C’est sous le signe de la gaieté, donc de l’optimisme, que sont nées les collections de printemps.

Dès que parurent les tissus nouveaux, nous pûmes prévoir leur grâce joyeuse, leur fraîcheur.

Les tailleurs, les ensembles trotteurs, les robes-manteaux, les manteaux eux-mêmes, tous les pimpants paletots, sortes d’en-cas destinés aux baisses inopinées de température, prévisibles même durant les beaux jours, sont faits dans des lainages clairs, naturels, beiges ou gris très pâle, ou de tons pastels que dominent les jaunes de toutes les gammes, les mauves, les verts très doux ; chaque lainage uni est prévu avec une ou deux fantaisies, ce sont alors des jeux inouïs de pied-de-poule, de prince de Galles, de carreaux, de damiers, d’écossais et de quadrillés, des rayures, des pékinés, des chevrons de tous calibres, presque toujours en camaïeu ; s’il y a opposition de ton, c’est dans des harmonies très douces, atténuées. Il est malgré tout prévu des teintes un peu plus soutenues : c’est alors toute la gamme des écailles tabac et brun roux, des verts éteints, des gris ardoisés, qui nous est offerte ; de temps en temps, dans une collection, éclatent des notes vibrantes de couleur : mandarine, tango ou pistache dure.

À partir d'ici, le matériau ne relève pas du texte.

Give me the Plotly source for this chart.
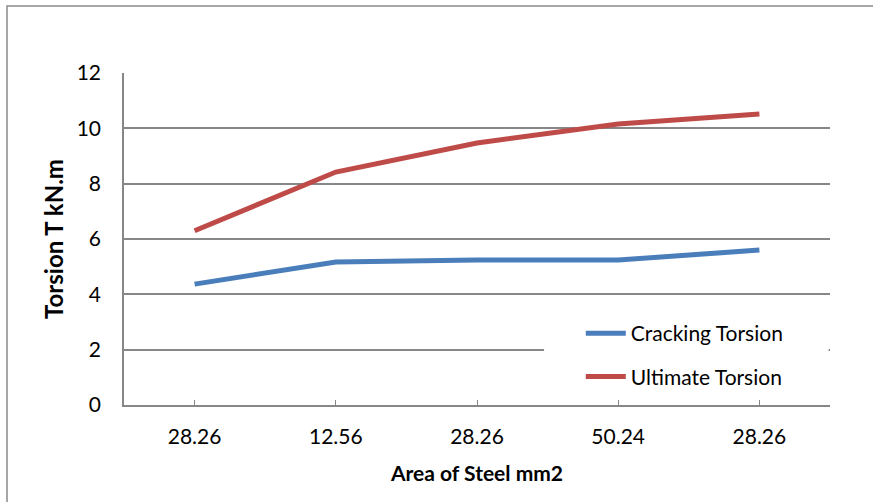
import plotly.graph_objects as go

# Specimen labels (steel area, mm2) and measured torsion values (kN.m)
categories = ["28.26", "12.56", "28.26", "50.24", "28.26"]
cracking_torsion = [4.37, 5.17, 5.24, 5.24, 5.60]
ultimate_torsion = [6.30, 8.42, 9.47, 10.16, 10.52]

positions = list(range(len(categories)))
font_family = "Lato, Carlito, 'Liberation Sans', sans-serif"
grid_color = "#878787"

fig = go.Figure()
fig.add_trace(go.Scatter(
    x=positions, y=cracking_torsion, mode="lines", name="Cracking Torsion",
    line=dict(color="#4A7EBB", width=5), legend="legend",
))
fig.add_trace(go.Scatter(
    x=positions, y=ultimate_torsion, mode="lines", name="Ultimate Torsion",
    line=dict(color="#BE4B48", width=5), legend="legend2",
))

# white box behind the legend that interrupts the gridline
fig.add_shape(type="rect", xref="paper", yref="y", x0=0.595, x1=0.998, y0=0.4, y1=3.45,
              fillcolor="white", line=dict(width=0), layer="above")
# outer chart frame
fig.add_shape(type="rect", xref="paper", yref="paper", x0=-0.1657, x1=1.2, y0=-0.5, y1=1.2018,
              fillcolor="rgba(0,0,0,0)", line=dict(color="#8a8a8a", width=1.5), layer="below")

fig.update_layout(
    width=873, height=502,
    margin=dict(l=124, r=43, t=73, b=97),
    paper_bgcolor="white", plot_bgcolor="white",
    font=dict(family=font_family, size=20, color="black"),
    legend=dict(x=0.647, y=0.215, xanchor="left", yanchor="middle", bgcolor="rgba(0,0,0,0)",
                font=dict(size=21), itemwidth=40),
    legend2=dict(x=0.647, y=0.085, xanchor="left", yanchor="middle", bgcolor="rgba(0,0,0,0)",
                 font=dict(size=21), itemwidth=40),
    showlegend=True,
)
fig.update_xaxes(
    range=[-0.5, 4.5],
    tickvals=[-0.5] + positions + [4.5],
    ticktext=[""] + categories + [""],
    ticks="inside", ticklen=5, tickcolor=grid_color,
    showline=True, linecolor=grid_color, linewidth=1.5,
    showgrid=False, zeroline=False,
    tickfont=dict(size=21), ticklabelstandoff=12,
    title=dict(text="<b>Area of Steel mm2</b>", font=dict(size=21), standoff=19),
)
fig.update_yaxes(
    range=[0, 12], tickvals=[0, 2, 4, 6, 8, 10, 12],
    showline=True, linecolor=grid_color, linewidth=1.5,
    showgrid=True, gridcolor=grid_color, gridwidth=1.5,
    zeroline=False, ticks="",
    tickfont=dict(size=21), ticklabelstandoff=17,
    title=dict(text="<b>Torsion T kN.m</b>", font=dict(size=24), standoff=6),
)

fig.write_html("out.html")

Et le bleu marine, me direz-vous, cette teinte spécifiquement « printemps » ? Quoique moins en vogue qu’au printemps 47, elle existe et restera la teinte d’élection des élégances classiques ; nous la retrouvons en lainages légers garnie de blanc, mais particulièrement dans les soieries, les tweeds et foulards imprimés, les surahs façonnés, les soieries réversibles pour tailleurs, tout comme nous retrouvons le noir et blanc, mais les bleus les plus nombreux en tissus imprimés sont les bleu-lavande, pervenche, porcelaine et roy. Il est un ton nouveau qui va connaître une grande vogue, c’est le rose-framboise ; il existe chez les soyeux en crêpe à dessins blancs, il existe en toiles et en cotonnades : il est charmant.

Les chapeaux sont, eux aussi, tributaires de cette consigne de gaieté ! Ils sont en pailles fines ou en paillasson de tons clairs, que domine le rose ; certaines modistes les garnissent à profusion de fleurs ravissantes (on se demande parfois si ce sont des chapeaux ou des bouquets !) ; d’autres de plumes, de couteaux, d’oiseaux de toutes couleurs et de tous plumages ; d’autres encore de fruits ; nombreux sont les chapeaux qui sont faits de tissu drapé uni ou fantaisie, tous sont enveloppés de voilettes qui, elles aussi, sont de teintes claires. Un grand fabricant de tulle a lancé une voilette dont les pois de chenille sont remplacés par des perles fines et nacrées ton sur ton, c’est infiniment poétique ; d’ailleurs les chapeaux sont inspirés des époques les plus raffinées de notre histoire : XVIIIe siècle, romantisme, Restauration, second Empire et 1900. Presque tous sont sans fond, travaillés en toits, en plateaux, ou en cabriolets, tous dégagent la nuque, y compris les amusants petits canotiers posés tout droits sur une frange.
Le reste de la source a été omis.